Pantages Theatre Los Angeles Seating
The Pantages Theatre is owned and operated by The Nederlander Organization. Founded by David T. Nederlander, the Nederlander Organization began in 1912 with the purchase of a 99-year lease on the old Detroit Opera House. Now into their third generation of theatre development, ownership, management and production, the Nederlander Organization is clearly one of the largest, most experienced operators of live theatre in the world. Under the guidance of its Chairman, James M. Nederlander, the company owns and/or operates more than 20 stage venues worldwide.
The lifeblood of the Pantages Theatre is its devoted base of Season Ticket Holders, allowing them to experience a full slate of exciting Broadway shows. Season Ticket Holders are rewarded with the very best priority seating for all engagements, usually at substantial discounts as compared with the purchase of single tickets..
The Pantages Broadway Season grew directly out of the Los Angeles Civic Light Opera, which was founded in 1938 by Edwin Lester, one of the most influential figures in 20th century musical theatre. He created the organization to present high-quality stage musicals, to present "light opera in the grand opera manner." With the inaugural production, "Blossom Time," starring John Charles Thomas, Lester commanded attention and showed that big Broadway-style entertainment of the highest quality could flourish in Los Angeles. By partnering with colleague, San Francisco-based Homer Curran, Lester was able to offer artists and producers the flexibility to book their shows in both L.A. and San Francisco, and thanks to this successful partnership, Broadway producers for the first time saw that it could be profitable to extend the route of touring Broadway shows West of the Rocky Mountains.
For years, the Los Angeles Civic Light Opera presented annual seasons of first-class musical theatre engagements, some of which were locally produced by Mr. Lester, and some of which were local engagements of big Broadway tours. The LACLO became the most successful musical theatre subscription organization of its kind. It wasn't until the 1970s that the organization started to see a downfall of its subscription audience; not only had the social revolution of the time been manifested in a modernization of public tastes, although the number of Broadway show openings was become drastically decreased.
(For a more detailed history of Edwin Lester and the Los Angeles Civic Light Opera, please CLICK HERE to read an article written by Jack Viertel and published on the occasion of Mr. Lester's 90th birthday.)
In 1981, the Nederlander Organization bailed out the financially-ailing Los Angeles Civic Light Opera.
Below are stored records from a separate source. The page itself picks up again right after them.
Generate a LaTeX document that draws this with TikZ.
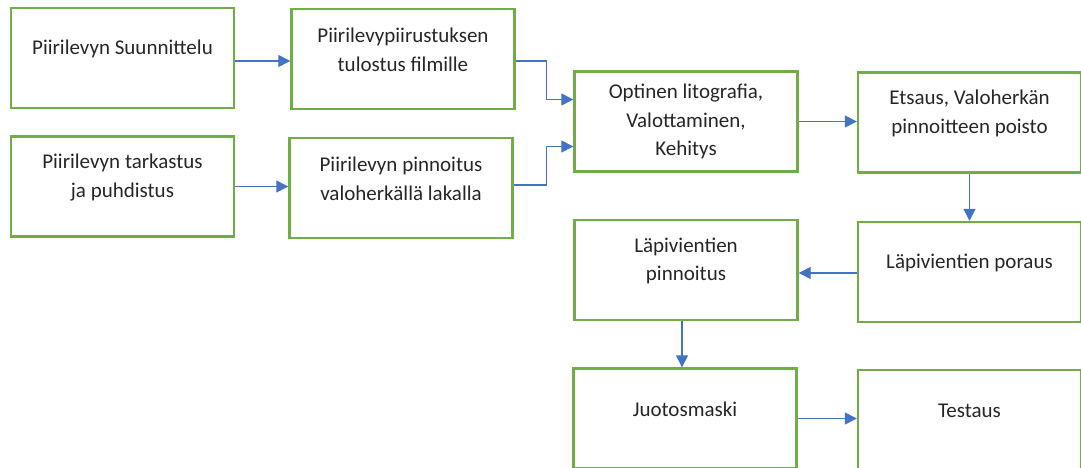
\documentclass[tikz,border=0pt]{standalone}
\usepackage{fontspec}
\setmainfont{Carlito}
\usepackage{xcolor}
\usetikzlibrary{arrows.meta}
\definecolor{boxgreen}{HTML}{70AD47}
\definecolor{flowblue}{HTML}{4472C4}
\definecolor{textgray}{HTML}{262626}

\begin{document}
\begin{tikzpicture}[x=1pt,y=-1pt]
 	\tikzstyle{stage}=[draw=boxgreen, line width=2.4pt, minimum width=223pt, minimum height=100pt, inner sep=0pt]
 	\tikzstyle{caption}=[text=textgray, align=center, font=\fontsize{21}{28.5}\selectfont, inner sep=0pt]
 	\tikzstyle{flow}=[flowblue, line width=1.3pt, -{Triangle[length=12pt,width=12pt]}]
 	\useasboundingbox (0,0) rectangle (1081,468);
 	\clip (0,0) rectangle (1081,468);
 	% boxes
 	\node [stage] (suunnittelu) at (122.5,58) {};
 	\node [stage] (tulostus) at (403,59) {};
 	\node [stage] (tarkastus) at (122.5,186.5) {};
 	\node [stage] (pinnoitus) at (401,188) {};
 	\node [stage] (litografia) at (686,121.5) {};
 	\node [stage] (etsaus) at (969.5,122.5) {};
 	\node [stage] (poraus) at (969.5,272) {};
 	\node [stage] (lapipinnoitus) at (686,270) {};
 	\node [stage] (juotosmaski) at (685,418.5) {};
 	\node [stage] (testaus) at (969.5,420) {};
 	% texts
 	\node [caption] (suunnittelu-t) at ([yshift=9]suunnittelu.center) {Piirilevyn Suunnittelu};
 	\node [caption] (tulostus-t) at ([yshift=9]tulostus.center) {Piirilevypiirustuksen\\tulostus filmille};
 	\node [caption] (tarkastus-t) at ([yshift=9]tarkastus.center) {Piirilevyn tarkastus\\ja puhdistus};
 	\node [caption] (pinnoitus-t) at ([yshift=9]pinnoitus.center) {Piirilevyn pinnoitus\\valoherkällä lakalla};
 	\node [caption] (litografia-t) at (litografia.center) {Optinen litografia,\\Valottaminen,\\Kehitys};
 	\node [caption] (etsaus-t) at ([yshift=9]etsaus.center) {Etsaus, Valoherkän\\pinnoitteen poisto};
 	\node [caption] (poraus-t) at ([yshift=9]poraus.center) {Läpivientien poraus};
 	\node [caption] (lapipinnoitus-t) at ([yshift=9]lapipinnoitus.center) {Läpivientien\\pinnoitus};
 	\node [caption] (juotosmaski-t) at ([yshift=9]juotosmaski.center) {Juotosmaski};
 	\node [caption] (testaus-t) at ([yshift=9]testaus.center) {Testaus};
 	% arrows
 	\draw [flow] ([yshift=-3]suunnittelu.east) -- ([yshift=-3]suunnittelu.east -| tulostus.west);
 	\draw [flow] (tarkastus.east) -- (tarkastus.east -| pinnoitus.west);
 	\draw [flow] ([yshift=-2]tulostus.east) -- ++(31,0) |- ([yshift=22]litografia.west);
 	\draw [flow] ([yshift=3]pinnoitus.east) -- ++(33,0) |- ([yshift=-25]litografia.west);
 	\draw [flow] (litografia.east) -- (litografia.east -| etsaus.west);
 	\draw [flow] (etsaus.south) -- (poraus.north);
 	\draw [flow] ([yshift=-1]poraus.west) -- ([yshift=-1]poraus.west -| lapipinnoitus.east);
 	\draw [flow] ([xshift=-4]lapipinnoitus.south) -- ([xshift=-4]lapipinnoitus.south |- juotosmaski.north);
 	\draw [flow] (juotosmaski.east) -- (juotosmaski.east -| testaus.west);
\end{tikzpicture}
\end{document}
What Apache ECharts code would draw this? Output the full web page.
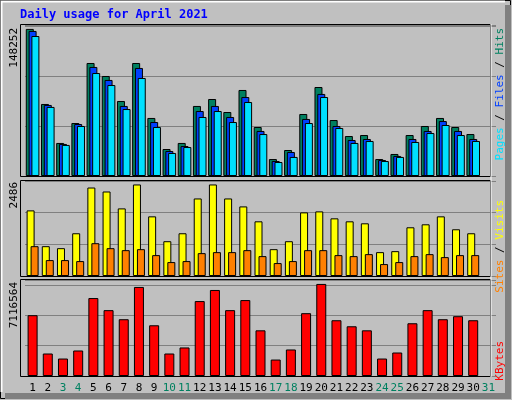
<!DOCTYPE html>
<html><head><meta charset="utf-8">
<script src="https://cdn.jsdelivr.net/npm/echarts@6/dist/echarts.min.js"></script>
<style>html,body{margin:0;padding:0;background:#c0c0c0}#c{width:512px;height:400px}</style>
</head><body><div id="c"></div>
<script>
const days = ['1','2','3','4','5','6','7','8','9','10','11','12','13','14','15','16','17','18','19','20','21','22','23','24','25','26','27','28','29','30','31'];
const weekend = ['3','4','10','11','17','18','24','25','31'];
const hits = [148252,72600,33300,53400,113900,100800,75600,113900,58500,27200,33300,70600,77600,64500,86700,49400,17100,26200,62500,89700,56400,40300,41300,17100,22200,41300,50400,58500,49400,42300,null];
const files = [146200,71600,32300,52400,109900,96800,70600,108900,54400,25200,30200,65500,70600,59500,79600,45400,15100,24200,57500,82700,50400,36300,37300,16100,20200,37300,45400,55400,45400,37300,null];
const pages = [141100,69600,31300,50400,103800,91700,67500,98800,49400,23200,29200,59500,65500,54400,74600,42300,14100,19200,53400,79600,48400,33300,35300,15100,19200,34300,43300,51400,41300,35300,null];
const visits = [1782,810,756,1161,2403,2295,1836,2486,1620,945,1161,2106,2486,2106,1890,1485,729,945,1728,1755,1566,1485,1431,648,675,1323,1404,1620,1269,1161,null];
const sites = [810,432,432,405,891,756,702,729,567,378,405,621,648,648,702,540,351,405,702,702,567,540,594,324,378,540,594,513,567,567,null];
const kbytes = [4700000,1738000,1349000,1972000,6025000,5090000,4388000,6883000,3921000,1738000,2206000,5791000,6649000,5090000,5869000,3531000,1271000,2050000,4856000,7116564,4310000,3843000,3531000,1349000,1816000,4077000,5090000,4388000,4622000,4310000,null];
const maxLabels = ['148252','2486','7116564'];

const F = 'DejaVu Sans Mono';
const chart = echarts.init(document.getElementById('c'));
const grids = [{top:25,height:151},{top:181,height:95},{top:280,height:96}];
const xAxis = grids.map((g,i)=>({type:'category',gridIndex:i,data:days,axisTick:{show:false},
  axisLine:{show:false},
  axisLabel:{show:i===2,interval:0,fontFamily:F,fontSize:11,margin:7,
    color:(v)=>weekend.includes(v)?'#008060':'#000'}}));
const split = {show:true,lineStyle:{color:'#808080',width:1}};
const yAxis = [
  {type:'value',gridIndex:0,min:0,max:152200,interval:50400,axisLabel:{show:false},splitLine:split},
  {type:'value',gridIndex:1,min:0,max:2580,interval:870,axisLabel:{show:false},splitLine:split},
  {type:'value',gridIndex:2,min:0,max:7420000,interval:2340000,axisLabel:{show:false},splitLine:split}
];
const bs = {borderColor:'#000',borderWidth:1};
const series = [
  {type:'bar',xAxisIndex:0,yAxisIndex:0,data:hits,barWidth:8,barGap:'-65%',itemStyle:{color:'#008060',...bs}},
  {type:'bar',xAxisIndex:0,yAxisIndex:0,data:files,barWidth:8,barGap:'-65%',itemStyle:{color:'#0040ff',...bs}},
  {type:'bar',xAxisIndex:0,yAxisIndex:0,data:pages,barWidth:8,barGap:'-65%',itemStyle:{color:'#00e0ff',...bs}},
  {type:'bar',xAxisIndex:1,yAxisIndex:1,data:visits,barWidth:8,barGap:'-50%',itemStyle:{color:'#ffff00',...bs}},
  {type:'bar',xAxisIndex:1,yAxisIndex:1,data:sites,barWidth:8,barGap:'-50%',itemStyle:{color:'#ff8000',...bs}},
  {type:'bar',xAxisIndex:2,yAxisIndex:2,data:kbytes,barWidth:10,itemStyle:{color:'#ff0000',...bs}}
];
const vt = (x,y,text,rich,fs)=>({type:'text',x:x,y:y,rotation:Math.PI/2,z:10,
  style:{text:text,rich:rich,font:(fs||11)+'px '+F,textAlign:'right',textVerticalAlign:'middle',fill:'#000'}});
const graphic = [
  {type:'rect',shape:{x:0.5,y:0.5,width:510,height:398},style:{fill:'none',stroke:'#000',lineWidth:1}},
  {type:'rect',shape:{x:505,y:5,width:6,height:394},style:{fill:'#808080'}},
  {type:'rect',shape:{x:5,y:393,width:506,height:6},style:{fill:'#808080'}},
  {type:'polyline',shape:{points:[[1.5,392],[1.5,1.5],[505,1.5]]},style:{stroke:'#fff',lineWidth:2,fill:'none'}},
  {type:'text',x:20,y:15,style:{text:'Daily usage for April 2021',font:'bold 12px '+F,fill:'#0000ff',textVerticalAlign:'middle'}},
  ...grids.map(g=>({type:'rect',z:5,shape:{x:20.5,y:g.top-0.5,width:470,height:g.height+1},style:{fill:'none',stroke:'#000',lineWidth:1}})),
  {type:'line',z:6,shape:{x1:491,y1:24,x2:491,y2:377},style:{stroke:'#fff',lineWidth:1}},
  vt(14,28,maxLabels[0]), vt(14,182,maxLabels[1]), vt(14,282,maxLabels[2]),
  vt(500,28,'{p|Pages} / {f|Files} / {h|Hits}',{p:{fill:'#00e0ff',font:'11px '+F},f:{fill:'#0040ff',font:'11px '+F},h:{fill:'#008060',font:'11px '+F}}),
  vt(500,200,'{s|Sites} / {v|Visits}',{s:{fill:'#ff8000',font:'11px '+F},v:{fill:'#ffff00',font:'11px '+F}}),
  vt(500,341,'{k|KBytes}',{k:{fill:'#ff0000',font:'11px '+F}})
];
chart.setOption({backgroundColor:'#c0c0c0',animation:false,
  grid:grids.map(g=>({left:25,right:16,top:g.top,height:g.height})),
  xAxis,yAxis,series,graphic});
</script></body></html>
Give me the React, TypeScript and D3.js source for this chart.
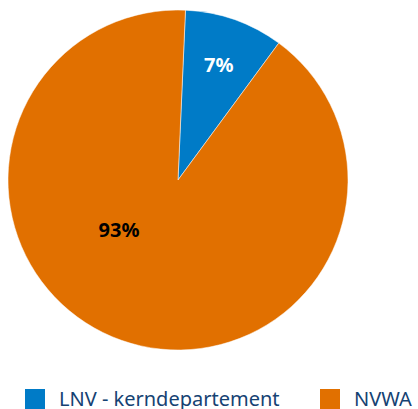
import React from 'react';
import * as d3 from 'd3';

const categories = ['LNV - kerndepartement', 'NVWA'];
const shares = [9.4, 90.6];
const labels = ['7%', '93%'];
const colors = ['#007bc7', '#e17000'];
const labelColors = ['#ffffff', '#000000'];

const width = 418;
const height = 409;
const cx = 178;
const cy = 180;
const radius = 170;
const startAngle = 0.044;

const App = () => {
  const pie = d3
    .pie<number>()
    .sort(null)
    .startAngle(startAngle)
    .endAngle(startAngle + Math.PI * 2)
    .value(d => d);
  const arcs = pie(shares);
  const arc = d3.arc<d3.PieArcDatum<number>>().innerRadius(0).outerRadius(radius);
  const labelArc = d3.arc<d3.PieArcDatum<number>>().innerRadius(radius * 0.72).outerRadius(radius * 0.72);

  // big slice label sits inside, towards the left
  const labelPos = (d: d3.PieArcDatum<number>, i: number) => {
    if (i === 0) return labelArc.centroid(d);
    const a = (230 * Math.PI) / 180;
    return [Math.sin(a) * 77, -Math.cos(a) * 77];
  };

  const legendX = [25, 320];

  return (
    <svg width={width} height={height} style={{ position: 'absolute', left: 0, top: 0 }}>
      <g transform={`translate(${cx},${cy})`}>
        {arcs.map((d, i) => (
          <path key={i} d={arc(d) || ''} fill={colors[i]} stroke="#ffffff" strokeWidth={0.5} />
        ))}
        {arcs.map((d, i) => {
          const [x, y] = labelPos(d, i);
          return (
            <text
              key={i}
              x={x}
              y={y}
              textAnchor="middle"
              dominantBaseline="central"
              fill={labelColors[i]}
              fontFamily="'Noto Sans', sans-serif"
              fontWeight="bold"
              fontSize={20}
            >
              {labels[i]}
            </text>
          );
        })}
      </g>
      {categories.map((c, i) => (
        <g key={c} transform={`translate(${legendX[i]},389)`}>
          <rect width={20} height={20} fill={colors[i]} />
          <text x={34} y={17} fill="#154273" fontFamily="'Noto Sans', sans-serif" fontSize={20}>
            {c}
          </text>
        </g>
      ))}
    </svg>
  );
};

export default App;
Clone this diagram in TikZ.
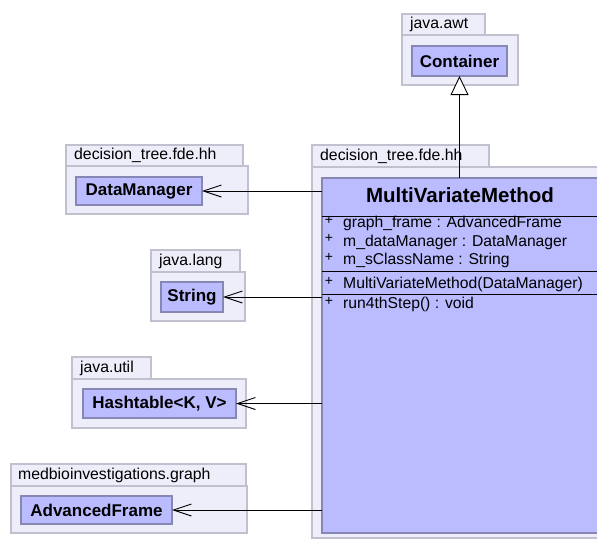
\documentclass[tikz,border=0pt]{standalone}
\usepackage{fontspec}
\setmainfont{Liberation Sans}
\usetikzlibrary{arrows.meta}
\definecolor{pkgfill}{RGB}{238,238,251}
\definecolor{pkgline}{RGB}{192,192,206}
\definecolor{clsfill}{RGB}{187,187,255}
\definecolor{clsline}{RGB}{135,135,180}
\tikzset{
  pkg/.style={draw=pkgline, fill=pkgfill, line width=1.2pt, inner sep=0pt, outer sep=0pt, anchor=north west},
  cls/.style={draw=clsline, fill=clsfill, line width=1.2pt, inner sep=0pt, outer sep=0pt, anchor=north west},
  pkglabel/.style={anchor=west, inner sep=0pt, font=\fontsize{15.8}{18}\selectfont},
  clsname/.style={font=\fontsize{17}{20}\selectfont\bfseries, inner sep=0pt},
  bigname/.style={font=\fontsize{20.5}{24}\selectfont\bfseries, inner sep=0pt},
  member/.style={anchor=west, inner sep=0pt, font=\fontsize{15.7}{18}\selectfont},
  plus/.style={inner sep=0pt, font=\fontsize{14}{16}\selectfont},
  sepline/.style={draw=black, line width=0.9pt},
  dep/.style={draw=black, line width=0.9pt, -{Straight Barb[length=18pt,width=12pt,line width=0.9pt]}},
  inh/.style={draw=black, line width=0.9pt, -{Triangle[open, length=19pt, width=18pt, fill=white, line width=0.9pt]}},
}
\begin{document}
\begin{tikzpicture}[x=1pt, y=-1pt]
\clip (0,0) rectangle (597,539);
\fill[white] (0,0) rectangle (597,539);

% java.awt
\node[pkg, minimum width=116pt, minimum height=50pt] (awtbody) at (402,35) {};
\node[pkg, minimum width=83pt, minimum height=21pt] (awttab) at (402,14) {};
\node[pkglabel] (awtlbl) at ([xshift=8pt]awttab.west) {java.awt};
\node[cls, minimum width=95pt, minimum height=30pt] (container) at (412,46) {};
\node[clsname] (containerlbl) at (container.center) {Container};

% decision_tree.fde.hh (left)
\node[pkg, minimum width=182pt, minimum height=48pt] (dmbody) at (66,166) {};
\node[pkg, minimum width=177pt, minimum height=21pt] (dmtab) at (66,145) {};
\node[pkglabel] (dmlbl) at ([xshift=8pt]dmtab.west) {decision\_tree.fde.hh};
\node[cls, minimum width=126pt, minimum height=28pt] (dm) at (76,177) {};
\node[clsname] (dmname) at (dm.center) {DataManager};

% java.lang
\node[pkg, minimum width=94pt, minimum height=49pt] (langbody) at (151,272) {};
\node[pkg, minimum width=89pt, minimum height=22pt] (langtab) at (151,250) {};
\node[pkglabel] (langlbl) at ([xshift=8pt]langtab.west) {java.lang};
\node[cls, minimum width=62pt, minimum height=30pt] (str) at (161,282) {};
\node[clsname] (strname) at (str.center) {String};

% java.util
\node[pkg, minimum width=174pt, minimum height=49pt] (utilbody) at (72,379) {};
\node[pkg, minimum width=79pt, minimum height=22pt] (utiltab) at (72,357) {};
\node[pkglabel] (utillbl) at ([xshift=8pt]utiltab.west) {java.util};
\node[cls, minimum width=153pt, minimum height=29pt] (ht) at (83,389) {};
\node[clsname] (htname) at (ht.center) {Hashtable<K, V>};

% medbioinvestigations.graph
\node[pkg, minimum width=236pt, minimum height=47pt] (mbbody) at (11,486) {};
\node[pkg, minimum width=235pt, minimum height=22pt] (mbtab) at (11,464) {};
\node[pkglabel] (mblbl) at ([xshift=7pt]mbtab.west) {medbioinvestigations.graph};
\node[cls, minimum width=151pt, minimum height=28pt] (af) at (21,496) {};
\node[clsname] (afname) at (af.center) {AdvancedFrame};

% decision_tree.fde.hh (main)
\node[pkg, minimum width=300pt, minimum height=371pt] (mainbody) at (312,167) {};
\node[pkg, minimum width=177pt, minimum height=22pt] (maintab) at (312,145) {};
\node[pkglabel] (mainlbl) at ([xshift=8pt]maintab.west) {decision\_tree.fde.hh};
\node[cls, minimum width=278pt, minimum height=355pt] (mvm) at (322,178) {};
\node[bigname] (mvmname) at (460,195) {MultiVariateMethod};
\coordinate (s1) at (322,216);
\coordinate (s2) at (322,271);
\coordinate (s3) at (322,294);
\draw[sepline] (s1) -- (s1 -| mvm.east);
\draw[sepline] (s2) -- (s2 -| mvm.east);
\draw[sepline] (s3) -- (s3 -| mvm.east);
\node[plus] (p1) at (329,220) {+};
\node[member] (m1) at (343,223.5) {graph\_frame : AdvancedFrame};
\node[plus] (p2) at (329,238.5) {+};
\node[member] (m2) at (343,242) {m\_dataManager : DataManager};
\node[plus] (p3) at (329,257) {+};
\node[member] (m3) at (343,260.5) {m\_sClassName : String};
\node[plus] (p4) at (329,281) {+};
\node[member] (m4) at (343,284.5) {MultiVariateMethod(DataManager)};
\node[plus] (p5) at (329,301) {+};
\node[member] (m5) at (343,304.5) {run4thStep() : void};

% connectors
\draw[inh] (mvm.north -| container.south) -- (container.south);
\draw[dep] (mvm.west |- dm.east) -- (dm.east);
\draw[dep] (mvm.west |- str.east) -- (str.east);
\draw[dep] (mvm.west |- ht.east) -- (ht.east);
\draw[dep] (mvm.west |- af.east) -- (af.east);
\end{tikzpicture}
\end{document}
While many of these productions continued to light up the Dorothy Chandler Pavilion and the Ahmanson Theatre at the Los Angeles County Music Center, as available windows for booking shows at those venues became smaller and smaller, the Nederlanders eventually opted to utilize the Pantages to house the LACLO season of shows. Again and again, the Nederlander Organization proved that its flagship venue -- the Pantages Theatre -- could successfully draw big audiences to Hollywood; in fact, the 1984-85 engagement of "La Cage Aux Folles" was crowned the longest running legit show in the Pantages Theatre’s history, and broke a number of Los Angeles box office records.
In 2000, the Nederlander Organization poured more than $10 million into an extensive renovation of its landmark Pantages Theatre. When the theatre re-opened to the public in September of 2000, it was to herald the Los Angeles premiere of Disney’s The Lion King," the blockbuster hit musical which would go on to run over 2 years at the Pantages Theatre, breaking all previous attendance records.
Two long-running engagements helped solidify the Pantages growing reputation as the go-to venue for blockbuster Broadway entertainment. For most of 2003, Jason Alexander and Martin Short headlined the musical smash, "The Producers - The New Mel Brooks Musical." In February 2007, "Wicked" returned to the Pantages, having played a limited engagement in 2005 which was a sold-out smash. The return of "Wicked" showed that Southern Californians just couldn’t get enough of this show, and it remained for another two years, breaking every box office record to date.